■ Exercise instructions ■
Your task is to give the listing below back word for word, pictures excluded.

━━ Source excerpt ━━

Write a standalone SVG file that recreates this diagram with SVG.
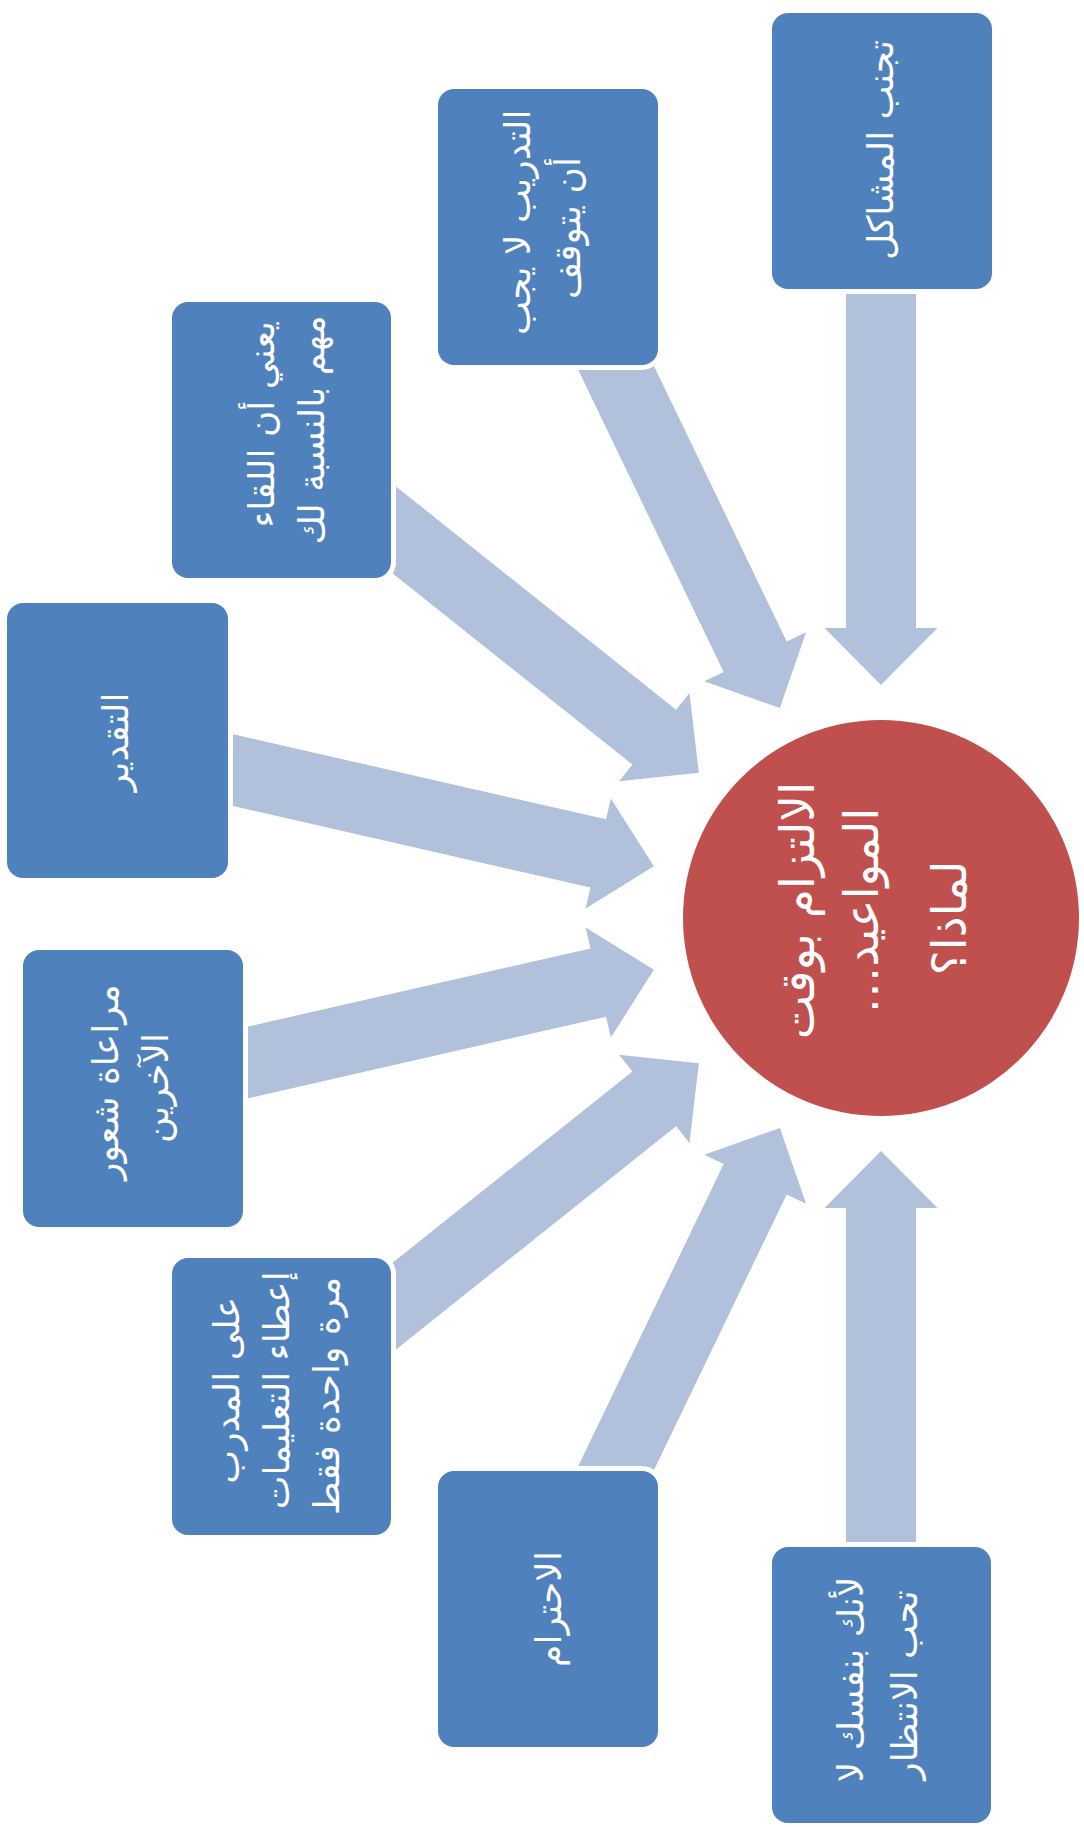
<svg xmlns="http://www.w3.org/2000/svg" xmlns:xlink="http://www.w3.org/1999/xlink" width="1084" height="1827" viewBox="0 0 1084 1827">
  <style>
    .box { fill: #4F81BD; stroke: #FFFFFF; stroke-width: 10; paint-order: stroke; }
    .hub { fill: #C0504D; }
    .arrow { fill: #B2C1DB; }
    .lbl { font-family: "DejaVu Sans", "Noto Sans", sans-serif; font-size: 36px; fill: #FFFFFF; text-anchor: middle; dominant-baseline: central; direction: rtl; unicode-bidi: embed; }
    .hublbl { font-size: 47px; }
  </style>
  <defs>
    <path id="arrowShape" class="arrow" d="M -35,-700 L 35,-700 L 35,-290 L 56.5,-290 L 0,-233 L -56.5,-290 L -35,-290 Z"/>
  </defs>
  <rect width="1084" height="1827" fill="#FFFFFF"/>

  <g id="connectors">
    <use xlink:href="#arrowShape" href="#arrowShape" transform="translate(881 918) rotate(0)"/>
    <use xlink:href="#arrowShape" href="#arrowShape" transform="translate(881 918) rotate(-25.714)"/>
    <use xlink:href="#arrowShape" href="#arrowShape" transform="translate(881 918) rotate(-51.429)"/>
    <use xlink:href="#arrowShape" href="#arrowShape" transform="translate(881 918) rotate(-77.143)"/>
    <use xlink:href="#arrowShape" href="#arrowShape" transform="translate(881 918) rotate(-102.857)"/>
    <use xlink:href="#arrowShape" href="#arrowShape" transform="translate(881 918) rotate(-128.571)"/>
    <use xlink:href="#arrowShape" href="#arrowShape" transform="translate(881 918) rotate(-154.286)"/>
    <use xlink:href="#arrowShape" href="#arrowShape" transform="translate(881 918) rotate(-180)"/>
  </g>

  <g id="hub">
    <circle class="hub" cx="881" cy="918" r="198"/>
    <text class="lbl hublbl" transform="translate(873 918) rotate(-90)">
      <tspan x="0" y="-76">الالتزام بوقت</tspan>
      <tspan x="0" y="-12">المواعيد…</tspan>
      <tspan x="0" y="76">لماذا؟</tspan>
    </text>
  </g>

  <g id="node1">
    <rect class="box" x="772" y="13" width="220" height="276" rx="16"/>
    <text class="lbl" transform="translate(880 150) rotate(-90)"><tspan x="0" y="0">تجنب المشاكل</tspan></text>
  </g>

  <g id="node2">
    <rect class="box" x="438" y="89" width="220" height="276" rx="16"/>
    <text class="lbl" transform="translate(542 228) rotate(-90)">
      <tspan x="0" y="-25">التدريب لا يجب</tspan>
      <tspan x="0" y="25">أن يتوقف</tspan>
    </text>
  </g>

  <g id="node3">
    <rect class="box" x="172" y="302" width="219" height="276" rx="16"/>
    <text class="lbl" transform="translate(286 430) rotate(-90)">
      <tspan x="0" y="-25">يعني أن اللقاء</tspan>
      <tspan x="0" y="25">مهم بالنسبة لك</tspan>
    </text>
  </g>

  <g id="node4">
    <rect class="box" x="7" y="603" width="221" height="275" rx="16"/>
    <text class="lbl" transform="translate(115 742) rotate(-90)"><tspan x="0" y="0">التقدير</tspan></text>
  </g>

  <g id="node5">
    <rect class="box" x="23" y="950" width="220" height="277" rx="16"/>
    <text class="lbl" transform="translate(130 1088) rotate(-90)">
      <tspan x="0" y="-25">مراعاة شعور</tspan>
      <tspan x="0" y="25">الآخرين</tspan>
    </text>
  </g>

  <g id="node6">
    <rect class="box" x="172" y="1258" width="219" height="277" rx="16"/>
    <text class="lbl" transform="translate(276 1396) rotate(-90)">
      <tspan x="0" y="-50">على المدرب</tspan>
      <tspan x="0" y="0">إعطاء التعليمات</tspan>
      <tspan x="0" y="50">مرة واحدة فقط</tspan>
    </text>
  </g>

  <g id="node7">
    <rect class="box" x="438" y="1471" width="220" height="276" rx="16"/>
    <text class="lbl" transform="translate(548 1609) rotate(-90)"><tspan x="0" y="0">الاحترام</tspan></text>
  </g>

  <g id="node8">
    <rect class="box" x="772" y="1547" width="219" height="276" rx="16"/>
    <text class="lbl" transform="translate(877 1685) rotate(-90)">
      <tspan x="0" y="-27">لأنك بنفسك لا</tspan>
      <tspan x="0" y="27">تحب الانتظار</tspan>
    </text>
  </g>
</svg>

━━━

■ Response below ■
Write a standalone SVG file that recreates this diagram with SVG.
<svg xmlns="http://www.w3.org/2000/svg" xmlns:xlink="http://www.w3.org/1999/xlink" width="1084" height="1827" viewBox="0 0 1084 1827">
  <style>
    .box { fill: #4F81BD; stroke: #FFFFFF; stroke-width: 10; paint-order: stroke; }
    .hub { fill: #C0504D; }
    .arrow { fill: #B2C1DB; }
    .lbl { font-family: "DejaVu Sans", "Noto Sans", sans-serif; font-size: 36px; fill: #FFFFFF; text-anchor: middle; dominant-baseline: central; direction: rtl; unicode-bidi: embed; }
    .hublbl { font-size: 47px; }
  </style>
  <defs>
    <path id="arrowShape" class="arrow" d="M -35,-700 L 35,-700 L 35,-290 L 56.5,-290 L 0,-233 L -56.5,-290 L -35,-290 Z"/>
  </defs>
  <rect width="1084" height="1827" fill="#FFFFFF"/>

  <g id="connectors">
    <use xlink:href="#arrowShape" href="#arrowShape" transform="translate(881 918) rotate(0)"/>
    <use xlink:href="#arrowShape" href="#arrowShape" transform="translate(881 918) rotate(-25.714)"/>
    <use xlink:href="#arrowShape" href="#arrowShape" transform="translate(881 918) rotate(-51.429)"/>
    <use xlink:href="#arrowShape" href="#arrowShape" transform="translate(881 918) rotate(-77.143)"/>
    <use xlink:href="#arrowShape" href="#arrowShape" transform="translate(881 918) rotate(-102.857)"/>
    <use xlink:href="#arrowShape" href="#arrowShape" transform="translate(881 918) rotate(-128.571)"/>
    <use xlink:href="#arrowShape" href="#arrowShape" transform="translate(881 918) rotate(-154.286)"/>
    <use xlink:href="#arrowShape" href="#arrowShape" transform="translate(881 918) rotate(-180)"/>
  </g>

  <g id="hub">
    <circle class="hub" cx="881" cy="918" r="198"/>
    <text class="lbl hublbl" transform="translate(873 918) rotate(-90)">
      <tspan x="0" y="-76">الالتزام بوقت</tspan>
      <tspan x="0" y="-12">المواعيد…</tspan>
      <tspan x="0" y="76">لماذا؟</tspan>
    </text>
  </g>

  <g id="node1">
    <rect class="box" x="772" y="13" width="220" height="276" rx="16"/>
    <text class="lbl" transform="translate(880 150) rotate(-90)"><tspan x="0" y="0">تجنب المشاكل</tspan></text>
  </g>

  <g id="node2">
    <rect class="box" x="438" y="89" width="220" height="276" rx="16"/>
    <text class="lbl" transform="translate(542 228) rotate(-90)">
      <tspan x="0" y="-25">التدريب لا يجب</tspan>
      <tspan x="0" y="25">أن يتوقف</tspan>
    </text>
  </g>

  <g id="node3">
    <rect class="box" x="172" y="302" width="219" height="276" rx="16"/>
    <text class="lbl" transform="translate(286 430) rotate(-90)">
      <tspan x="0" y="-25">يعني أن اللقاء</tspan>
      <tspan x="0" y="25">مهم بالنسبة لك</tspan>
    </text>
  </g>

  <g id="node4">
    <rect class="box" x="7" y="603" width="221" height="275" rx="16"/>
    <text class="lbl" transform="translate(115 742) rotate(-90)"><tspan x="0" y="0">التقدير</tspan></text>
  </g>

  <g id="node5">
    <rect class="box" x="23" y="950" width="220" height="277" rx="16"/>
    <text class="lbl" transform="translate(130 1088) rotate(-90)">
      <tspan x="0" y="-25">مراعاة شعور</tspan>
      <tspan x="0" y="25">الآخرين</tspan>
    </text>
  </g>

  <g id="node6">
    <rect class="box" x="172" y="1258" width="219" height="277" rx="16"/>
    <text class="lbl" transform="translate(276 1396) rotate(-90)">
      <tspan x="0" y="-50">على المدرب</tspan>
      <tspan x="0" y="0">إعطاء التعليمات</tspan>
      <tspan x="0" y="50">مرة واحدة فقط</tspan>
    </text>
  </g>

  <g id="node7">
    <rect class="box" x="438" y="1471" width="220" height="276" rx="16"/>
    <text class="lbl" transform="translate(548 1609) rotate(-90)"><tspan x="0" y="0">الاحترام</tspan></text>
  </g>

  <g id="node8">
    <rect class="box" x="772" y="1547" width="219" height="276" rx="16"/>
    <text class="lbl" transform="translate(877 1685) rotate(-90)">
      <tspan x="0" y="-27">لأنك بنفسك لا</tspan>
      <tspan x="0" y="27">تحب الانتظار</tspan>
    </text>
  </g>
</svg>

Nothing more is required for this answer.